Albuquerque: Ballot Measure to Decriminalize Pot Successful
It was determined last week by the Albuquerque City Council that an initiative aimed at reducing the penalties of the city’s decriminalization law will head to the November ballot. The city council voted 5-4 to pass the measure after supporters of the initiative failed to gather enough signatures. If it passes, anyone caught in possession of small amounts of marijuana will be slapped with a $25 fine instead of the current $50 and two weeks in jail.
Ohio: Toledo Missed Filing Deadline
Although several weeks ago, an initiative to decriminalize marijuana in Toledo was turned in with more than enough signatures to qualify for the November ballot, the County Board of Elections has since told supporters that they failed to meet the deadline. The local chapter of NORML turned in the signatures at the beginning of the month, but there was conflict regarding a meeting that sabotaged apparently sabotaged the process. Plans are being made to try again in 2015.
Delaware: Medical Marijuana Compassion Center Announced
Delaware officials recently announced the approval if its pilot medical marijuana dispensary — First State Compassion Center.

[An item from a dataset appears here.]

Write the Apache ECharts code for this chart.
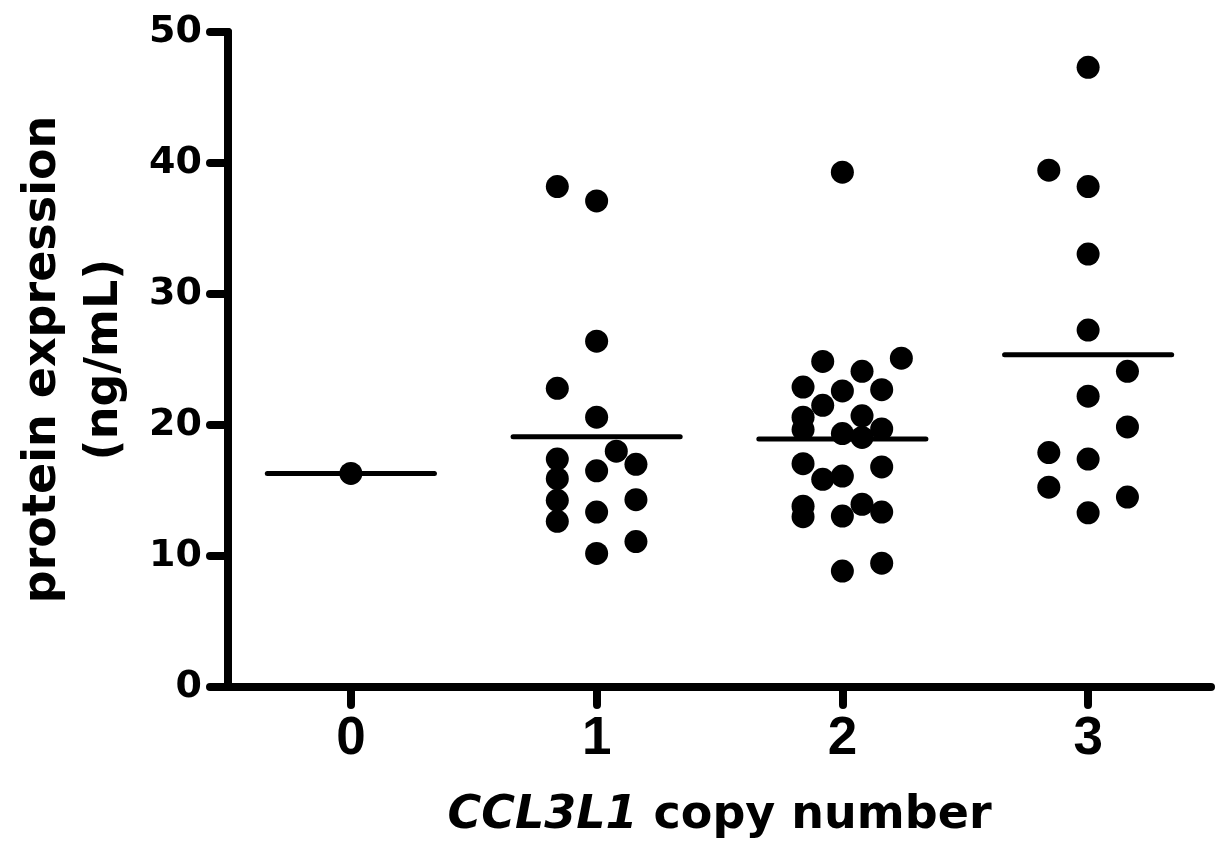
<!DOCTYPE html>
<html>
<head>
<meta charset="utf-8">
<style>
  html, body { margin: 0; padding: 0; background: #ffffff; }
  #chart { width: 1220px; height: 852px; }
</style>
<script src="https://cdn.jsdelivr.net/npm/echarts@6/dist/echarts.min.js"></script>
</head>
<body>
<div id="chart"></div>
<script>
// Copy-number groups shown on the x axis
const copyNumbers = [0, 1, 2, 3];
const yTicks = [0, 10, 20, 30, 40, 50];

// Protein expression (ng/mL) per donor, one array per copy-number group
const group0 = [16.3];
const group1 = [38.2, 37.1, 26.4, 22.8, 20.6, 18.0, 17.0, 17.4, 15.9, 16.5,
                14.25, 14.3, 12.65, 13.35, 11.1, 10.2];
const group2 = [39.3, 24.85, 25.1, 24.1, 22.9, 22.6, 22.7, 21.5, 20.6, 20.7,
                19.65, 19.35, 19.7, 19.05, 17.05, 15.85, 16.1, 16.8, 13.8, 13.0,
                13.05, 13.95, 13.35, 8.85, 9.45];
const group3 = [47.3, 39.45, 38.2, 33.05, 27.25, 24.1, 22.2, 19.85, 17.9, 17.4,
                15.25, 14.5, 13.3];

// Column slot of each dot inside its group (dot-plot spreading of overlapping values)
const slots0 = [0];
const slots1 = [-2, 0, 0, -2, 0, 1, 2, -2, -2, 0, -2, 2, -2, 0, 2, 0];
const slots2 = [0, -1, 3, 1, -2, 0, 2, -1, -2, 1, -2, 0, 2, 1, -2, -1, 0, 2, -2, -2,
                0, 1, 2, 0, 2];
const slots3 = [0, -2, 0, 0, 0, 2, 0, 2, -2, 0, -2, 2, 0];

const groups = [group0, group1, group2, group3];
const slots = [slots0, slots1, slots2, slots3];

const SLOT_WIDTH = 0.08;     // x-axis units between dot columns
const MEAN_HALF = 0.34;      // half length of the mean bar, x-axis units

const mean = arr => arr.reduce((a, b) => a + b, 0) / arr.length;

const dots = [];
groups.forEach((vals, g) => {
  vals.forEach((v, i) => dots.push([copyNumbers[g] + slots[g][i] * SLOT_WIDTH, v]));
});
const means = groups.map((vals, g) => [copyNumbers[g], mean(vals)]);

const chart = echarts.init(document.getElementById('chart'), null, { renderer: 'canvas' });

const axisStroke = { color: '#000', width: 8, cap: 'round' };

chart.setOption({
  animation: false,
  backgroundColor: '#ffffff',
  grid: { left: 228, right: 9, top: 32, bottom: 165, containLabel: false },
  xAxis: {
    type: 'value',
    min: -0.5,
    max: 3.5,
    name: '{i|CCL3L1} copy number',
    nameLocation: 'middle',
    nameGap: 106,
    nameTextStyle: {
      fontFamily: 'DejaVu Sans',
      fontWeight: 'bold',
      fontSize: 46,
      color: '#000',
      rich: {
        i: { fontFamily: 'DejaVu Sans', fontWeight: 'bold', fontStyle: 'italic', fontSize: 46, color: '#000' }
      }
    },
    axisLine: { show: true, onZero: false, lineStyle: axisStroke },
    axisTick: { show: true, inside: false, length: 18, customValues: copyNumbers, lineStyle: axisStroke },
    axisLabel: {
      show: true,
      customValues: copyNumbers,
      margin: 26,
      fontFamily: 'Liberation Sans',
      fontWeight: 'bold',
      fontSize: 53,
      color: '#000',
      formatter: v => String(v)
    },
    splitLine: { show: false }
  },
  yAxis: {
    type: 'value',
    min: 0,
    max: 50,
    interval: 10,
    name: 'protein expression\n(ng/mL)',
    nameLocation: 'middle',
    nameRotate: 90,
    nameGap: 92,
    nameTextStyle: {
      fontFamily: 'DejaVu Sans',
      fontWeight: 'bold',
      fontSize: 46,
      lineHeight: 62,
      color: '#000'
    },
    axisLine: { show: true, onZero: false, lineStyle: axisStroke },
    axisTick: { show: true, inside: false, length: 18, lineStyle: axisStroke },
    axisLabel: {
      margin: 26,
      fontFamily: 'DejaVu Sans',
      fontWeight: 'bold',
      fontSize: 38,
      color: '#000',
      formatter: v => (yTicks.indexOf(v) >= 0 ? String(v) : '')
    },
    splitLine: { show: false }
  },
  series: [
    {
      type: 'scatter',
      data: dots,
      symbol: 'circle',
      symbolSize: 23,
      itemStyle: { color: '#000', opacity: 1 },
      z: 3
    },
    {
      type: 'custom',
      data: means,
      z: 4,
      renderItem: (params, api) => {
        const x = api.value(0);
        const y = api.value(1);
        const p1 = api.coord([x - MEAN_HALF, y]);
        const p2 = api.coord([x + MEAN_HALF, y]);
        return {
          type: 'line',
          shape: { x1: p1[0], y1: p1[1], x2: p2[0], y2: p2[1] },
          style: { stroke: '#000', lineWidth: 5, lineCap: 'round' }
        };
      }
    }
  ]
});
</script>
</body>
</html>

The dispensary will be located in an industrial complex near Wilmington and will begin to grow marijuana later this year.
Colorado: City Council Sandbagging Recreational Marijuana in Colorado Springs
Members of the Colorado Springs City Council said last week that they need two weeks to make a decision on whether or not to put the issue of allowing recreational pot sales up to a vote next spring. Unfortunately, the slow moving nature of the council could stymie the initiative by preventing supporters from gathering the required signatures. The council is expected to meet again on August 25 to discuss the issue.
Kansas: Wichita Not Giving Up on Decriminalization
The petition to decriminalize small amounts of marijuana in Wichita is 47 voters shy of receiving approval for the November ballot. However, supporters are still working to ensure they have a fighting chance. Although the city is pressing to put the issue in front of voters during the spring election, there are some concerns that the county election office may have missed some votes when tallying the last the current count. Supporters have since demanded a recount in hopes that the latest figures will reveal better news.
Arkansas: Medical Marijuana in 2016?
Arkansas Attorney General Dustin McDaniel certified the Arkansas Medical Cannabis Act last week, so that it can appear on the ballot in 2016. The Initiative will now begin collecting signatures. “We have more than 600 volunteers across the state who are preparing to gather signatures starting in just a few weeks,” Melissa Fults, Campaign Director for the AMCA told 5 News Online.
This is one of two marijuana-related measures that been approved for the 2016 ballot. A third, was rejected last week by the state Attorney General due to ambiguities and “misleading tendencies.”
Supporters of the Arkansas Medical Cannabis Act were aiming to get their initiative on November ballot measure in 2014, but did not manage to collect all of the required signatures.